The big triumph today is that my office is ready to show and it looks magnificent. Never better. Better than Denis’. His desk tops are always organized and clear. I admire this, but one just shouldn’t do that much clean living. It makes me slightly bitter. But right now? Clean. Clean. Clean. I WIN! You’d think anyone would be able to write a book and more here, it’s that inviting. For the time being But not one word will get out because as soon as I start, books and papers gather from nowhere and start breeding like rabbits and this in the digital age! When everything could be done online? But now, at least I’ll have the memory of this tidy place where I’ve brooded and wasted so many years staring out the window. Eventually when I look back at these pics, I may try to rewrite history to say it looked like this all the time. But now that you know, you can hold me accountable. I’m asking you.

video

(Yeah.  And speaking of the Happy Bunny "let's focus on me" could the video I took be any more out of  focus?)

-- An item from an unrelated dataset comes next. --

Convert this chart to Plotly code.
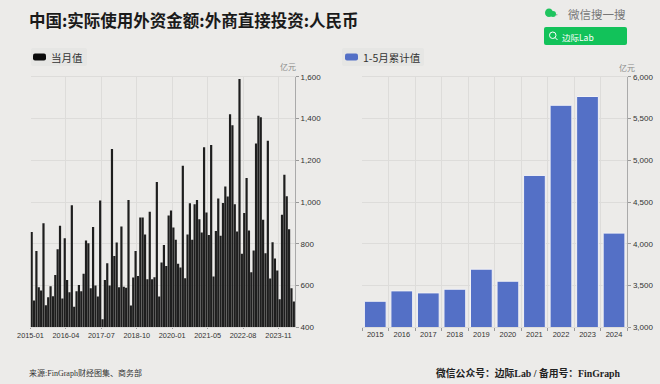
import plotly.graph_objects as go

W, H = 660, 384

# Monthly data: one month (2021-01) is absent in the source axis
months = []
for yr in range(2015, 2025):
    for mo in range(1, 13):
        if (yr, mo) == (2021, 1) or (yr, mo) > (2024, 5):
            continue
        months.append(f"{yr}-{mo:02d}")

monthly_values = [
    857, 528, 766, 592, 576, 899, 506, 544, 597, 549, 650, 774, 886, 538, 827,
    627, 568, 985, 498, 573, 603, 573, 656, 816, 803, 587, 880, 600, 547, 1008,
    438, 627, 707, 600, 1254, 742, 806, 592, 883, 594, 589, 1010, 504, 638, 766,
    646, 926, 926, 845, 630, 954, 630, 640, 1096, 547, 710, 794, 694, 936, 960,
    878, 819, 704, 686, 1174, 635, 845, 994, 819, 990, 1010, 918, 854, 1262, 950,
    842, 1273, 643, 861, 1017, 838, 995, 1075, 1027, 1420, 1368, 990, 859, 1590, 752,
    947, 1115, 864, 664, 768, 1281, 1414, 1406, 915, 755, 1294, 634, 808, 730, 672,
    534, 939, 1131, 1028, 870, 587, 523,
]
monthly_ticks = ["2015-01", "2016-04", "2017-07", "2018-10", "2020-01", "2021-05", "2022-08", "2023-11"]

years = ["2015", "2016", "2017", "2018", "2019", "2020", "2021", "2022", "2023", "2024"]
ytd_values = [3312, 3436, 3412, 3456, 3696, 3552, 4819, 5659, 5764, 4128]

left_ticks = [400, 600, 800, 1000, 1200, 1400, 1600]
right_ticks = [3000, 3500, 4000, 4500, 5000, 5500, 6000]

BG = "#ECEBE9"
GRID = "#DDDCDA"
SANS = "Liberation Sans, Arial, Noto Sans CJK SC"
CJK = "Noto Sans CJK SC, Liberation Sans"
SERIF = "Liberation Serif, Noto Sans CJK SC"


def px(x):
    return x / W


def py(y):
    return 1 - y / H


fig = go.Figure()
fig.add_bar(x=list(range(len(monthly_values))), y=monthly_values, xaxis="x", yaxis="y",
            marker=dict(color="#1E1E1E", line=dict(width=0)), width=0.93, name="当月值")
fig.add_bar(x=years, y=ytd_values, xaxis="x2", yaxis="y2",
            marker=dict(color="#5470C6", line=dict(color="#F2F2F6", width=1)), width=0.82, name="1-5月累计值")

tick_font = dict(family=SANS, size=8, color="#333333")
axis_common = dict(showgrid=True, gridcolor=GRID, gridwidth=1, ticks="outside",
                   tickcolor="#999999", zeroline=False, automargin=False)

fig.update_layout(
    width=W, height=H, autosize=False, margin=dict(l=0, r=0, t=0, b=0, pad=0, autoexpand=False),
    paper_bgcolor=BG, plot_bgcolor=BG, showlegend=False,
    xaxis=dict(domain=[px(30.5), px(295)], range=[-0.5, len(monthly_values) - 0.5],
               tickvals=[months.index(m) - 0.5 for m in monthly_ticks], ticktext=monthly_ticks,
               tickfont=dict(family=SANS, size=7.3, color="#333333"), anchor="y", ticklen=1,
               showline=True, linecolor=GRID, mirror=True, **axis_common),
    yaxis=dict(domain=[py(327.3), py(76.8)], range=[400, 1600], side="right", anchor="x", ticklen=3,
               tickvals=left_ticks, tickformat=",", tickfont=tick_font,
               showline=True, linecolor="#AAAAAA", **axis_common),
    xaxis2=dict(domain=[px(362), px(627.3)], type="category", categoryorder="array", categoryarray=years,
                tickson="boundaries", tickfont=dict(family=SANS, size=7.5, color="#333333"), anchor="y2", ticklen=3,
                showline=True, linecolor=GRID, mirror=True, **axis_common),
    yaxis2=dict(domain=[py(327.3), py(76.8)], range=[3000, 6000], side="right", anchor="x2", ticklen=3,
                tickvals=right_ticks, tickformat=",", tickfont=tick_font,
                showline=True, linecolor="#AAAAAA", **axis_common),
)


def text(x, y, s, size, color="#333333", family=CJK, anchor="left", weight=None):
    fig.add_annotation(xref="paper", yref="paper", x=px(x), y=py(y), text=s, showarrow=False,
                       xanchor=anchor, yanchor="middle", align=anchor, borderpad=0,
                       font=dict(family=family, size=size, color=color, weight=weight))


def rect(x0, y0, x1, y1, fill, radius=0):
    r = radius
    path = (f"M {px(x0 + r)} {py(y0)} L {px(x1 - r)} {py(y0)} Q {px(x1)} {py(y0)} {px(x1)} {py(y0 + r)} "
            f"L {px(x1)} {py(y1 - r)} Q {px(x1)} {py(y1)} {px(x1 - r)} {py(y1)} "
            f"L {px(x0 + r)} {py(y1)} Q {px(x0)} {py(y1)} {px(x0)} {py(y1 - r)} "
            f"L {px(x0)} {py(y0 + r)} Q {px(x0)} {py(y0)} {px(x0 + r)} {py(y0)} Z")
    fig.add_shape(type="path", path=path, xref="paper", yref="paper", fillcolor=fill,
                  line=dict(width=0), layer="above")


def circle(x0, y0, x1, y1, fill="rgba(0,0,0,0)", line=None):
    fig.add_shape(type="circle", xref="paper", yref="paper", x0=px(x0), x1=px(x1), y0=py(y1), y1=py(y0),
                  fillcolor=fill, line=dict(color=line or fill, width=1 if line else 0), layer="above")


# Title
text(28, 20, "中国:实际使用外资金额:外商直接投资:人民币", 16.5, "#1A1A1A", weight="bold")

# Legend chips
rect(31, 48, 87, 66, "#E6E6E4", radius=2)
rect(33, 53.5, 46, 60.5, "#0A0A0A", radius=2)
text(49.5, 57, "当月值", 10.5, "#333333")
rect(342, 48, 424, 66, "#E6E6E4", radius=2)
rect(345, 53.5, 358, 60.5, "#5470C6", radius=2)
text(361.5, 57, "1-5月累计值", 10.5, "#333333")

# Units
text(288, 67, "亿元", 8, "#8A8A8A", anchor="center")
text(627, 67.5, "亿元", 8, "#8A8A8A", anchor="center")

# WeChat search badge
circle(545, 8.5, 553, 17, "#1FC45F")
circle(550, 11, 556, 17, "#1FC45F")
circle(556, 14, 557.5, 15.5, "#9AA09C")
text(567, 14.5, "微信搜一搜", 11.5, "#777777")
rect(544, 27, 627, 45, "#12C25A", radius=2)
circle(549.5, 32, 556, 38.5, line="#FFFFFF")
fig.add_shape(type="line", xref="paper", yref="paper", x0=px(555), x1=px(557.5), y0=py(37.5), y1=py(40),
              line=dict(color="#FFFFFF", width=1), layer="above")
text(561, 36.5, "边际Lab", 8.5, "#FFFFFF")

# Footer
text(28, 373, "来源:FinGraph财经图集、商务部", 8, "#333333", family=SERIF)
text(622, 373, "微信公众号：边际Lab / 备用号：FinGraph", 9.8, "#222222", family=SERIF, anchor="right", weight="bold")

fig.write_html("out.html", config={"displayModeBar": False},
               post_script="document.body.style.margin='0';window.dispatchEvent(new Event('resize'));")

Anita just came up to show a spring-time wreath she made for the front porch. It is so so so whimsical and sweet with that little crocheted hen sitting one her nest surrounded by pussy willows and baby’s breathe I could eat it! If I came to our front door, I’d want to buy this house just because of that. Wouldn’t you?
Photo
Spring is here. Maybe.

Saturday is it, then. The house goes up for sale. We are in the chute and I don’t know where or when we will come out.